Taking the data below, please print only the lines from the line holding "Output the LaTeX" to the line holding "(0,0) rectangle (1133,404);", inclusive, with pictures omitted.

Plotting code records
=-=-=-=-=
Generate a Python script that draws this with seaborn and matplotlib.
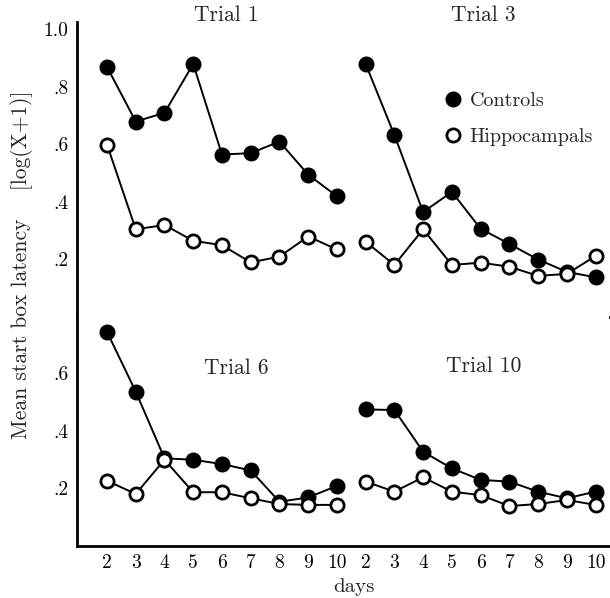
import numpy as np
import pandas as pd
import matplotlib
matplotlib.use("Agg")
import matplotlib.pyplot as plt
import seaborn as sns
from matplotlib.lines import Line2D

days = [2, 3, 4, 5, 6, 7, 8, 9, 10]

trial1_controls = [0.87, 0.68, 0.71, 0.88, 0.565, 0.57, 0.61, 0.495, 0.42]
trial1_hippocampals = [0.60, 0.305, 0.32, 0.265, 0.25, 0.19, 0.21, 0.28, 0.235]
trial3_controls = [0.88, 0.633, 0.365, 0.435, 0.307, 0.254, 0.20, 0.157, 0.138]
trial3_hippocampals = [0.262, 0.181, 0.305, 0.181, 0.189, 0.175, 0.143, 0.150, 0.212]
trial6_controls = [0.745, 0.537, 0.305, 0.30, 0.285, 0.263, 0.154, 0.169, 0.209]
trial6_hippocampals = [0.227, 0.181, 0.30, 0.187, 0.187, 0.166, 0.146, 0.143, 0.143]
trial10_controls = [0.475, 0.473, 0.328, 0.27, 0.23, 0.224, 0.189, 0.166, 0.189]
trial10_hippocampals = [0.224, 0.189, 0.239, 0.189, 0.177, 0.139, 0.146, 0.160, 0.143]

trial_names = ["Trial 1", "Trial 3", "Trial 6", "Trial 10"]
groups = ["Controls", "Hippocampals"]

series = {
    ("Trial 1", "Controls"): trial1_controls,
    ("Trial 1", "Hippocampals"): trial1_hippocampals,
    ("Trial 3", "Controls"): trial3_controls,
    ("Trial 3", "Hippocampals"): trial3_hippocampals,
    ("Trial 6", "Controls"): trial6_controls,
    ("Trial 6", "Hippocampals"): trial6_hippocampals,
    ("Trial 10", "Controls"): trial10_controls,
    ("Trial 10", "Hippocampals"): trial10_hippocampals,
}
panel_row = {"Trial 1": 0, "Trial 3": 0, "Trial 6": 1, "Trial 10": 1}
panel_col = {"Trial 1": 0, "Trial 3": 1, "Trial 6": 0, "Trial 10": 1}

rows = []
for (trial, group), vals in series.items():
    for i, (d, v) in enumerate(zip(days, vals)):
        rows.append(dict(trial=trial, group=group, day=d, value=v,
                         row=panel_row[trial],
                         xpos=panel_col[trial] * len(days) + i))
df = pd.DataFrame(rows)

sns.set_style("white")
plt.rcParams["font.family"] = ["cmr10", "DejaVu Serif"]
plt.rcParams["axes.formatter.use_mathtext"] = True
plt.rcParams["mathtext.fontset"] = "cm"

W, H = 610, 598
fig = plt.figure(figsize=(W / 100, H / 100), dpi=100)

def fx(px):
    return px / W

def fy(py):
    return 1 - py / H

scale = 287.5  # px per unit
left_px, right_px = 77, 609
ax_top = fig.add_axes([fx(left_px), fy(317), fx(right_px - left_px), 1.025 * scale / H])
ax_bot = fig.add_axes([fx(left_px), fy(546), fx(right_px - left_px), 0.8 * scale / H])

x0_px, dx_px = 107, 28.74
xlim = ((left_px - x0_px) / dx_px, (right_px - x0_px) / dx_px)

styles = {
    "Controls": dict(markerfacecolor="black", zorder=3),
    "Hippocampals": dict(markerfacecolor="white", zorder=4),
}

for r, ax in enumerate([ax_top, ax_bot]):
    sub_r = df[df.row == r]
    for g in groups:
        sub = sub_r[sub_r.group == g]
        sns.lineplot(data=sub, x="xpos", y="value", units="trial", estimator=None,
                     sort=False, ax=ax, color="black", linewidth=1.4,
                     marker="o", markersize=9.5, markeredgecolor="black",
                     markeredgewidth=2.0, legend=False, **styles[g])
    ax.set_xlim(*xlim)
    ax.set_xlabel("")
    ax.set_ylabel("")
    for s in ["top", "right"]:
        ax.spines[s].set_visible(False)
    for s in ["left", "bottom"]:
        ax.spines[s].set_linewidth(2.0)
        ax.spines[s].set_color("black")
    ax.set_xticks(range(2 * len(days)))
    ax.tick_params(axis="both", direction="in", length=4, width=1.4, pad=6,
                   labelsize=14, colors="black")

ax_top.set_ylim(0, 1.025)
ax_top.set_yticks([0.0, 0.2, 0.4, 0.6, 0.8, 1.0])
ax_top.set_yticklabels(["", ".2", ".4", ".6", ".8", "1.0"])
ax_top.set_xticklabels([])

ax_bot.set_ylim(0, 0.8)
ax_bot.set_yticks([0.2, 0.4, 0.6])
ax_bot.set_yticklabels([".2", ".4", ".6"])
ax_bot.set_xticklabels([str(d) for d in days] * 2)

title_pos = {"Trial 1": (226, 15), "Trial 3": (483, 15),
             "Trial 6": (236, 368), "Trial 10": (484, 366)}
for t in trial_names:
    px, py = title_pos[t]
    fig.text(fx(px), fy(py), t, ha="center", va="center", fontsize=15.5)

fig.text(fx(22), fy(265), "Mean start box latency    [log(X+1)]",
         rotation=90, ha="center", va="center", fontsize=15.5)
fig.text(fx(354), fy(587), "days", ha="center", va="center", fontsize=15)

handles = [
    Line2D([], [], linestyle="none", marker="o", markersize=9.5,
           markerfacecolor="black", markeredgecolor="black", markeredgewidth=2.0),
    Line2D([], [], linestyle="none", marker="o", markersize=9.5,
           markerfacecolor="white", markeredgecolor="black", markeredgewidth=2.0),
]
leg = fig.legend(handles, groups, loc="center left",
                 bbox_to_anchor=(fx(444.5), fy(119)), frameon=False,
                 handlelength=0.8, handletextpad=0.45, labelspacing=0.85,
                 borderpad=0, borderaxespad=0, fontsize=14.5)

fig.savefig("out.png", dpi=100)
=-=-=-=-=
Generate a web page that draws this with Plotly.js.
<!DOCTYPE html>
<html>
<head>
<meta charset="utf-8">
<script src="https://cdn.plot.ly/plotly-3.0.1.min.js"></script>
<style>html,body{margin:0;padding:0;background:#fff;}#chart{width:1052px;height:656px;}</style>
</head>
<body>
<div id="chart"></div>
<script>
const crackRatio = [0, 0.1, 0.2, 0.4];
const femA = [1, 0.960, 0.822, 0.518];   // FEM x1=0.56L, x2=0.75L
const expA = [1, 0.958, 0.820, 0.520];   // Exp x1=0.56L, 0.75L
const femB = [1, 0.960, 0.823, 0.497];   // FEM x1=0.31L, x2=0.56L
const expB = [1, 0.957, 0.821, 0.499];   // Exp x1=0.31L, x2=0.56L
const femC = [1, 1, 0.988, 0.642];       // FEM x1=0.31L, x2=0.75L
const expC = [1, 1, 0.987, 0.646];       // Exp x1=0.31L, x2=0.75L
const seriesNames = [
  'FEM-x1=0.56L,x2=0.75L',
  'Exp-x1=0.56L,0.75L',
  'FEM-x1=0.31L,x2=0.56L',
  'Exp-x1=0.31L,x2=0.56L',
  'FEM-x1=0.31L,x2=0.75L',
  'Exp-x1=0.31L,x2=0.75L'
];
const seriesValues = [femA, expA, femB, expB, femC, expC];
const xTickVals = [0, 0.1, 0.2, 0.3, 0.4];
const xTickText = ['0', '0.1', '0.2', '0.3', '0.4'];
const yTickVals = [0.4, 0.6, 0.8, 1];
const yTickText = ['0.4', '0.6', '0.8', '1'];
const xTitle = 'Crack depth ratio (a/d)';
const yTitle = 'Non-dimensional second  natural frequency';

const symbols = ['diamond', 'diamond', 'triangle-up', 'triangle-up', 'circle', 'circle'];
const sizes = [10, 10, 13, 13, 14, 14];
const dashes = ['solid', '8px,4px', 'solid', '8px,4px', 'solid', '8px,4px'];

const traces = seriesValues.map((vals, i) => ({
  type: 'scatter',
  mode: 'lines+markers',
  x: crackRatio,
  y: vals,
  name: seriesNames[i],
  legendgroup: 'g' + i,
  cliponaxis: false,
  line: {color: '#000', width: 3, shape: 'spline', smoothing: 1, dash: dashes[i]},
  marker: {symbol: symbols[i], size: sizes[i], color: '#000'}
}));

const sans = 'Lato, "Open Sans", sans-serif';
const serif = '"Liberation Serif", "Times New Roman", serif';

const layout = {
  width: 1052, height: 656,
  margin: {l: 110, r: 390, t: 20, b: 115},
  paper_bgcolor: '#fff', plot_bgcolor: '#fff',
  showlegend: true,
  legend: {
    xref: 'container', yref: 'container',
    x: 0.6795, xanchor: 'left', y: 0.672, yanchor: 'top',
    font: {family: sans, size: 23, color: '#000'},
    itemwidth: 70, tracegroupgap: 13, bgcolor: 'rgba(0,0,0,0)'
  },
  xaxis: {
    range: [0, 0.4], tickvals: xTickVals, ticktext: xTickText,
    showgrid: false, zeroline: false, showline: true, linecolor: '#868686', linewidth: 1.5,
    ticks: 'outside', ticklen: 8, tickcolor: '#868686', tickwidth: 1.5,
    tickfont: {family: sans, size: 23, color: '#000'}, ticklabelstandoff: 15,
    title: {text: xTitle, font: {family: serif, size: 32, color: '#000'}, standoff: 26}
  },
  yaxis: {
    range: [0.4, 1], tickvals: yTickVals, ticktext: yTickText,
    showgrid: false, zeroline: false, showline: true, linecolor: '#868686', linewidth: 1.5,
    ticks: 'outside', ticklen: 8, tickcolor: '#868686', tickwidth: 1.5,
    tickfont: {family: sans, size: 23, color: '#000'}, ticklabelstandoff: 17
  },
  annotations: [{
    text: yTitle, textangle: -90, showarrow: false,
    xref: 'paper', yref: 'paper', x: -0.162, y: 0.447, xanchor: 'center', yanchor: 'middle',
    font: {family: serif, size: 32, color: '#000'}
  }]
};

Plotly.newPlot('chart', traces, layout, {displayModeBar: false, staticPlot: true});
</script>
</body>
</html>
=-=-=-=-=
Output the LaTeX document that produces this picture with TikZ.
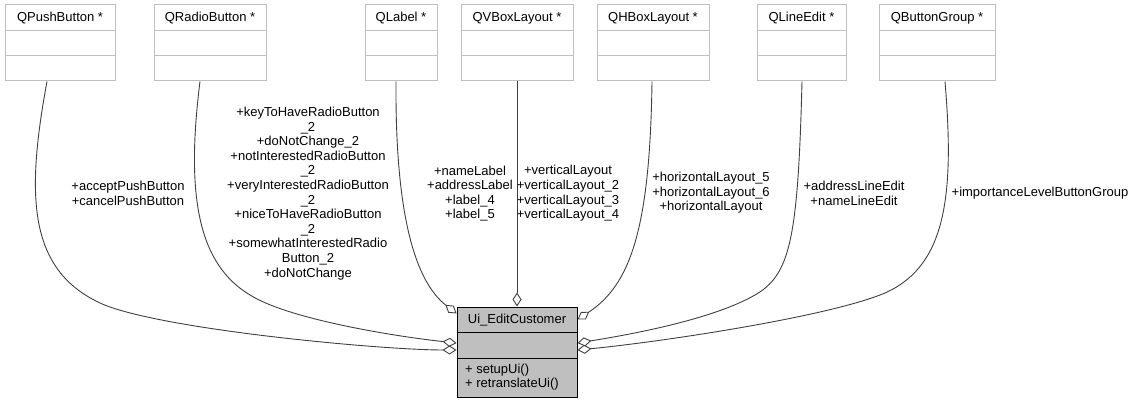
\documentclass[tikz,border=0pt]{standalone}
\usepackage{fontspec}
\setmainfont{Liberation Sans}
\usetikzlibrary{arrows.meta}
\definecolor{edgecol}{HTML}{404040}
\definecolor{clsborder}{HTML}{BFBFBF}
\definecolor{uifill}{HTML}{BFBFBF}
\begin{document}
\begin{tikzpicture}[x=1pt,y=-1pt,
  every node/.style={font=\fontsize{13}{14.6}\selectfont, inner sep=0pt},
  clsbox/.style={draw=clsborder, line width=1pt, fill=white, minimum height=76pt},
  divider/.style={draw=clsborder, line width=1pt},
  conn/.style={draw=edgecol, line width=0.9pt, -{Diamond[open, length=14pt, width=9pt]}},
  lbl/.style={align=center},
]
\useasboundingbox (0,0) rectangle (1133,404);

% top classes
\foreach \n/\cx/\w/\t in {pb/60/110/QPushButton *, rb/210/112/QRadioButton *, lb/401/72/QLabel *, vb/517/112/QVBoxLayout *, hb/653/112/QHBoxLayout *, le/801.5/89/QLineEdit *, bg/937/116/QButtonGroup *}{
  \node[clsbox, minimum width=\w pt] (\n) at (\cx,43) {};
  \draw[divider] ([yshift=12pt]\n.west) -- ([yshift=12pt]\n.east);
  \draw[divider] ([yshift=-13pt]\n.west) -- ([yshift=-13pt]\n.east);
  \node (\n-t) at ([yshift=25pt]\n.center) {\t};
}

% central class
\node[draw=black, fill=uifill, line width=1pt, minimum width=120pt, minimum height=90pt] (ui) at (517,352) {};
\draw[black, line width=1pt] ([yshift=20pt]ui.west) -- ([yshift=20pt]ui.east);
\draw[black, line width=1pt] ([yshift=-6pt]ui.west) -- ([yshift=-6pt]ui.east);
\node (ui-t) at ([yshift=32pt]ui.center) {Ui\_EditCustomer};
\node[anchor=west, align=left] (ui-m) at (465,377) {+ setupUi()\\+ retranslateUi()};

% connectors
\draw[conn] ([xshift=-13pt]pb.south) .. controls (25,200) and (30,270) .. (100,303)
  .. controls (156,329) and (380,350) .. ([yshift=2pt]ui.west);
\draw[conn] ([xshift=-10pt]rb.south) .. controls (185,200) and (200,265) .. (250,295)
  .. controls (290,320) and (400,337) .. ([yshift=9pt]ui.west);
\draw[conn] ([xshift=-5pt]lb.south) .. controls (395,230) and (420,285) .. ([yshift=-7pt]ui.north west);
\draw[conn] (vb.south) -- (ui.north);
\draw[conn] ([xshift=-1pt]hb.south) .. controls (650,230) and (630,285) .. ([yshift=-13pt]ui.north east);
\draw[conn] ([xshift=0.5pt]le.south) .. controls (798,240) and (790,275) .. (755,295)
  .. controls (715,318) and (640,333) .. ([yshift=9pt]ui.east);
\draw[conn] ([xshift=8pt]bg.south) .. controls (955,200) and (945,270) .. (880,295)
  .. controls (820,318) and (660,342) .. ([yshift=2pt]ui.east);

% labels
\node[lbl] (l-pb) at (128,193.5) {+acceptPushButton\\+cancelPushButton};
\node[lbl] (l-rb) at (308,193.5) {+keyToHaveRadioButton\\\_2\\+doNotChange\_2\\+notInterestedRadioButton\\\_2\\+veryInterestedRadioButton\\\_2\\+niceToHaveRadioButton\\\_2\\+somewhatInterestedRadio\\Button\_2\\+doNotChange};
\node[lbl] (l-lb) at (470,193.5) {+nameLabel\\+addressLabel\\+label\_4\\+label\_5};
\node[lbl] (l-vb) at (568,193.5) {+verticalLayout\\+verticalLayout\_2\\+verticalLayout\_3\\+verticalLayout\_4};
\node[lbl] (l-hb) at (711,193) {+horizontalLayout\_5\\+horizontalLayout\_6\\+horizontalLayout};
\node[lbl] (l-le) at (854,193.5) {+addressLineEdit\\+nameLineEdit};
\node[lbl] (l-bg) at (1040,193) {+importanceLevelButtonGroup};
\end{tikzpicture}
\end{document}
=-=-=-=-=
Written solution:
Output the LaTeX document that produces this picture with TikZ.
\documentclass[tikz,border=0pt]{standalone}
\usepackage{fontspec}
\setmainfont{Liberation Sans}
\usetikzlibrary{arrows.meta}
\definecolor{edgecol}{HTML}{404040}
\definecolor{clsborder}{HTML}{BFBFBF}
\definecolor{uifill}{HTML}{BFBFBF}
\begin{document}
\begin{tikzpicture}[x=1pt,y=-1pt,
  every node/.style={font=\fontsize{13}{14.6}\selectfont, inner sep=0pt},
  clsbox/.style={draw=clsborder, line width=1pt, fill=white, minimum height=76pt},
  divider/.style={draw=clsborder, line width=1pt},
  conn/.style={draw=edgecol, line width=0.9pt, -{Diamond[open, length=14pt, width=9pt]}},
  lbl/.style={align=center},
]
\useasboundingbox (0,0) rectangle (1133,404);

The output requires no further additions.